-- start of SUPPLIED ENTRIES --

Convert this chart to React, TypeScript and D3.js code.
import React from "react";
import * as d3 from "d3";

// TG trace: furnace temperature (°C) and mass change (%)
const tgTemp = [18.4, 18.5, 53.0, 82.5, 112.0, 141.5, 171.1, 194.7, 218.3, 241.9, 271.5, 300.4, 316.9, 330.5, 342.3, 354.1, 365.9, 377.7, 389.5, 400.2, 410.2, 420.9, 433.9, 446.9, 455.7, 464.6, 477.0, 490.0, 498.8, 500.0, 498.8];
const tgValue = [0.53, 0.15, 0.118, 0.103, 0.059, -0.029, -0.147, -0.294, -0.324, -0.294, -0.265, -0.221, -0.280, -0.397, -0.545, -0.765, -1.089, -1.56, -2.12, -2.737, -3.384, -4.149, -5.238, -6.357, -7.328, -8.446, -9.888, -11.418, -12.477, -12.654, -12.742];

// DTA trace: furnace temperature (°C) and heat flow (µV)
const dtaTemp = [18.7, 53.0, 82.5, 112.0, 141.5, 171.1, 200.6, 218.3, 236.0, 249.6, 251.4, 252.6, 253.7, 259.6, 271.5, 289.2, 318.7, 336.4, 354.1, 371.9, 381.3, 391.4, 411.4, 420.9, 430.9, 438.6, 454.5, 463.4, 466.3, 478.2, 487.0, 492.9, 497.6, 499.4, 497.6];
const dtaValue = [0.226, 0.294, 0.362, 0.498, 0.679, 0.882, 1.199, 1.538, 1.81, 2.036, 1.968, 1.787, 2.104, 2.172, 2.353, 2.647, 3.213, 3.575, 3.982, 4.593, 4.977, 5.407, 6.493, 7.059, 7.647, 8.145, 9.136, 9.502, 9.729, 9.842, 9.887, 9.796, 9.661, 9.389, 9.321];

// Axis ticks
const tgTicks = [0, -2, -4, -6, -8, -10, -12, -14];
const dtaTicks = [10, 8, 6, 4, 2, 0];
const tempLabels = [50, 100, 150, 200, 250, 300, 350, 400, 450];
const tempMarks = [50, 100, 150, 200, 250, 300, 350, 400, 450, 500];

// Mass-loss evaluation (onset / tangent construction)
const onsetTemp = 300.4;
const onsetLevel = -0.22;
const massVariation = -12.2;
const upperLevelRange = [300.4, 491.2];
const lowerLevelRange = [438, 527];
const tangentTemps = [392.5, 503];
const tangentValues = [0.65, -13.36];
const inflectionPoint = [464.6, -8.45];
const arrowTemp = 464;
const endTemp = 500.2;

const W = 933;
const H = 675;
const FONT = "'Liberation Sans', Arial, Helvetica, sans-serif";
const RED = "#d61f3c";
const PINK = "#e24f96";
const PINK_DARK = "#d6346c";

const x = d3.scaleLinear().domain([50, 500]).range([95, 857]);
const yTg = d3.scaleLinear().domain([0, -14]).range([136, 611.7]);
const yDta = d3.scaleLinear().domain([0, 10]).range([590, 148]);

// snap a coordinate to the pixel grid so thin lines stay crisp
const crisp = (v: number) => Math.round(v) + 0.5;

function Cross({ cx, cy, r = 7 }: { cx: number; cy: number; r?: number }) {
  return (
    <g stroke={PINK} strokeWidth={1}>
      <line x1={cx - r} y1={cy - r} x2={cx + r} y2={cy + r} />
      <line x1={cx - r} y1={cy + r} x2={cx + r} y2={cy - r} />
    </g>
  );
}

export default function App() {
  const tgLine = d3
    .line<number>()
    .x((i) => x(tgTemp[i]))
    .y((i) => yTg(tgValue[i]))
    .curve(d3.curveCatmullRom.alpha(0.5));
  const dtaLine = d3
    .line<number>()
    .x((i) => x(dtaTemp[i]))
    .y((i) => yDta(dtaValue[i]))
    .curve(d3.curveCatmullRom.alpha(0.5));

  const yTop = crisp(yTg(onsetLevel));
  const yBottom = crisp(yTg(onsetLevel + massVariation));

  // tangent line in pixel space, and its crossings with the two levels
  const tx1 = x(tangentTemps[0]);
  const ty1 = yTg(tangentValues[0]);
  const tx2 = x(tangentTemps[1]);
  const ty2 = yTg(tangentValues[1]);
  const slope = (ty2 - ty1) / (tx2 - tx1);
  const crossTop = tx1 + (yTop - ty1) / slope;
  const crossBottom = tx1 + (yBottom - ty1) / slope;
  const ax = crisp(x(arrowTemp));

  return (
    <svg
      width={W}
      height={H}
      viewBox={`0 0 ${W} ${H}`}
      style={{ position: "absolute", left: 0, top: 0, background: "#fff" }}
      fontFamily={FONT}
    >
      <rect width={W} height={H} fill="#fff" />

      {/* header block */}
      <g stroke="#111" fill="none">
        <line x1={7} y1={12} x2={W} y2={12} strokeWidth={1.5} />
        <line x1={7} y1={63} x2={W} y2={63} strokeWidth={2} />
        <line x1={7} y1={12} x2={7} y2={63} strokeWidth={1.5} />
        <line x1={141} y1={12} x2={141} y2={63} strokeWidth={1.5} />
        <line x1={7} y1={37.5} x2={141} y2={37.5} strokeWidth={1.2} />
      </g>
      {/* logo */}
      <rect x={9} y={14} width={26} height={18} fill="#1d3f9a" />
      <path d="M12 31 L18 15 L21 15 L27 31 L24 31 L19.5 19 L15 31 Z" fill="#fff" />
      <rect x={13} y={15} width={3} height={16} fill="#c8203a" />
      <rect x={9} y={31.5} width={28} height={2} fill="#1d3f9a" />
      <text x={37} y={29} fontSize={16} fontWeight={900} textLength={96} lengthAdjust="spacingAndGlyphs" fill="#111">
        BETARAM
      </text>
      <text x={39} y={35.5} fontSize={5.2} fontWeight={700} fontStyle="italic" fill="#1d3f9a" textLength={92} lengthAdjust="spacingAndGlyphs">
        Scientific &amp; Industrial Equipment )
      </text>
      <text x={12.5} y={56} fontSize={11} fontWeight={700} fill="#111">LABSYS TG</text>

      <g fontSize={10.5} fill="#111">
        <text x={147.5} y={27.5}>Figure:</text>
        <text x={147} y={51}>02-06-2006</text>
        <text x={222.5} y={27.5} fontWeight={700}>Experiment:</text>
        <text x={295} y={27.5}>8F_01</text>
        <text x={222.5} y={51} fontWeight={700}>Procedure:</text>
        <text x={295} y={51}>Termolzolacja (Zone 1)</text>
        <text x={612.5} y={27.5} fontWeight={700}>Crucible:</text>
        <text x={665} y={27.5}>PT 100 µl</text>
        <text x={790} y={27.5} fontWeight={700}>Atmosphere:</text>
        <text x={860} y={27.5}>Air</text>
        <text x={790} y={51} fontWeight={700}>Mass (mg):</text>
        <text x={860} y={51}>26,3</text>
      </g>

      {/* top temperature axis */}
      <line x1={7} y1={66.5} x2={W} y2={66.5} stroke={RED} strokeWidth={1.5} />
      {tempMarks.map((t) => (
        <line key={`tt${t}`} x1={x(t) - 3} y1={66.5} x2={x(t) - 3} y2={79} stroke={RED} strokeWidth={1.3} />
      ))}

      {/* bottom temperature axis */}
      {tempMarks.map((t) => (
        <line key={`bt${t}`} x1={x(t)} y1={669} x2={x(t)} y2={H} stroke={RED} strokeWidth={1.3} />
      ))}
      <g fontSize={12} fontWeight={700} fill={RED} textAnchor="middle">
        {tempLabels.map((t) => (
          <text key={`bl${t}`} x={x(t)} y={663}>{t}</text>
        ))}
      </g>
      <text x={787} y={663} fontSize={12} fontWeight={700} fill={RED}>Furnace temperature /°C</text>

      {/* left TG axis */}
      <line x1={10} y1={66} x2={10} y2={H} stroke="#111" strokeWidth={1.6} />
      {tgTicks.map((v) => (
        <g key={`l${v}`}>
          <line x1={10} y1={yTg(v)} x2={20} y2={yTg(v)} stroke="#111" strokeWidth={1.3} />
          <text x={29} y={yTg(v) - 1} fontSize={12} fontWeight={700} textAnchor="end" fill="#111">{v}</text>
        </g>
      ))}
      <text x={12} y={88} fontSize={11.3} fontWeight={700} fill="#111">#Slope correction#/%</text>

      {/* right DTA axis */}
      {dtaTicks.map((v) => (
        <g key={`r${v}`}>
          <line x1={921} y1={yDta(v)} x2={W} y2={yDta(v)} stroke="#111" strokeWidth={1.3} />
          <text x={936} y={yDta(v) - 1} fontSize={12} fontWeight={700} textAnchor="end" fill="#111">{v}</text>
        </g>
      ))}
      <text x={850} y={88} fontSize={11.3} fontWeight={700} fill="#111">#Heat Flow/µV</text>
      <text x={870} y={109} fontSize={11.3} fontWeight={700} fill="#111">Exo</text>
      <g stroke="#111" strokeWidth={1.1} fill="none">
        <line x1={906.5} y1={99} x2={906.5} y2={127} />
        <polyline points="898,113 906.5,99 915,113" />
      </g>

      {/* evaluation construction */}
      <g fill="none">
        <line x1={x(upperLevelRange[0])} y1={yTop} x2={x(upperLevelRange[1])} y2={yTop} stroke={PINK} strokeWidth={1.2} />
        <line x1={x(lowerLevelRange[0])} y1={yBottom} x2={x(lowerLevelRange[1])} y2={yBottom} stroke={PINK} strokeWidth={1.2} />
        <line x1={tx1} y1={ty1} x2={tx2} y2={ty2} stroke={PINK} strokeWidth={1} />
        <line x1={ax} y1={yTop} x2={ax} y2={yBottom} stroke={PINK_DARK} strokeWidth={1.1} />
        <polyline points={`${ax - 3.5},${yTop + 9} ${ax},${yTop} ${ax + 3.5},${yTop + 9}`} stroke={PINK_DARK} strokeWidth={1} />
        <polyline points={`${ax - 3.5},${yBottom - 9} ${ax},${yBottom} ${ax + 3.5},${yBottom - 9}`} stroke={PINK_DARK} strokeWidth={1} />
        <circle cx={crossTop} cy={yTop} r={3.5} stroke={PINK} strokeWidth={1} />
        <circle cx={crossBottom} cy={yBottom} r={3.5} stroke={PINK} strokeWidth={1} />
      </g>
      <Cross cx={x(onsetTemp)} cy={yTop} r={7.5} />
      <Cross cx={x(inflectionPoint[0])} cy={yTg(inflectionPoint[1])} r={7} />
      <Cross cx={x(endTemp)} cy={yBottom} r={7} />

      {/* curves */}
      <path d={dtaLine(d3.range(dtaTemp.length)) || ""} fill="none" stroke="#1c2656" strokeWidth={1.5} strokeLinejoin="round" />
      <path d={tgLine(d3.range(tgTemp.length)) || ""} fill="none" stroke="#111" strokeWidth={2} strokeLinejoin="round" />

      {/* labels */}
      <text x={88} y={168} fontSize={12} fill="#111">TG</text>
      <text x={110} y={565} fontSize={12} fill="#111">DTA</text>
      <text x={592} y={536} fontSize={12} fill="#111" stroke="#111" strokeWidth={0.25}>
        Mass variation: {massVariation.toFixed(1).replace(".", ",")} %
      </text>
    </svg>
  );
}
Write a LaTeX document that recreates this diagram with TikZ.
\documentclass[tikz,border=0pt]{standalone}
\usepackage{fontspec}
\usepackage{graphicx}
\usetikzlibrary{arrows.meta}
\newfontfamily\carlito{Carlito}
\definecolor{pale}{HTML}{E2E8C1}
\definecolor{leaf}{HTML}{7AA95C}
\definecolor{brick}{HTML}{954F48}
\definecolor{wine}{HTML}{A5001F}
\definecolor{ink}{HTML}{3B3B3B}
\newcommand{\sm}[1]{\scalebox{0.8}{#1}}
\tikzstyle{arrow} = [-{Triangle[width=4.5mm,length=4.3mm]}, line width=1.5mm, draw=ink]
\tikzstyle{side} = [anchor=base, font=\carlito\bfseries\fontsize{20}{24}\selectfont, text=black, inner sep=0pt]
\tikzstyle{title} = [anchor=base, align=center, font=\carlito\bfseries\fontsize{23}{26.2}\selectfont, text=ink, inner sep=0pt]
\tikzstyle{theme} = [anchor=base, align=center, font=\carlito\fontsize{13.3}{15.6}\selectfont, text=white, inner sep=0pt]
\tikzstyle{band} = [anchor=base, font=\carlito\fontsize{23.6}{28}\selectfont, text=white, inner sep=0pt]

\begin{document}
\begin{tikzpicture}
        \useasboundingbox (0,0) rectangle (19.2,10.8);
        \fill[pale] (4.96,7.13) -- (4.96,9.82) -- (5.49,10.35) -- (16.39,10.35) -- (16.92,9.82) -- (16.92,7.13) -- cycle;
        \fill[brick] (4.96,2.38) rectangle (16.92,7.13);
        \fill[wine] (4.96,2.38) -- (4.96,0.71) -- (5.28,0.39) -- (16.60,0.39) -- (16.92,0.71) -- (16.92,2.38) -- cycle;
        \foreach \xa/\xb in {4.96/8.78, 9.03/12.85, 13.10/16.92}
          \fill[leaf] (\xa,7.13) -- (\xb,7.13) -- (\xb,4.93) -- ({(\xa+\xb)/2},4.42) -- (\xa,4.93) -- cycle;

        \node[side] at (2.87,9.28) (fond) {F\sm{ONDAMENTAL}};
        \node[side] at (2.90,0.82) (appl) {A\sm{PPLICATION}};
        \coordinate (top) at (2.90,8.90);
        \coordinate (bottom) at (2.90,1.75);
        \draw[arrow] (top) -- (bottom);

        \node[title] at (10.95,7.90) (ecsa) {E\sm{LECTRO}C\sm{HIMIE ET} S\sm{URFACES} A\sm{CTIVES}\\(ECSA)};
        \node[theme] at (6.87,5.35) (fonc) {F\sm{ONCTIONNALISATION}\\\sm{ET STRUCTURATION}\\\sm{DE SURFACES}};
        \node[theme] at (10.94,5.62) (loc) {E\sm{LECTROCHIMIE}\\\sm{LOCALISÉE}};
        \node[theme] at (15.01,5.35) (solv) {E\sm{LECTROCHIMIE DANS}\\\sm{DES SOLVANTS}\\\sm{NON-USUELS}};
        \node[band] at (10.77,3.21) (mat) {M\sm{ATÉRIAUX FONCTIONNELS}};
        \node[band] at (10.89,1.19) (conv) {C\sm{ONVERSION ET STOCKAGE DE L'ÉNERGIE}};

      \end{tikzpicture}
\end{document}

-- end of SUPPLIED ENTRIES --

_EXERCISE DESCRIPTION:_ Look above and return each line of the records exactly, from the very first through the line with "import * as", both included.

_THE COMPLETED TASK:_
Convert this chart to React, TypeScript and D3.js code.
import React from "react";
import * as d3 from "d3";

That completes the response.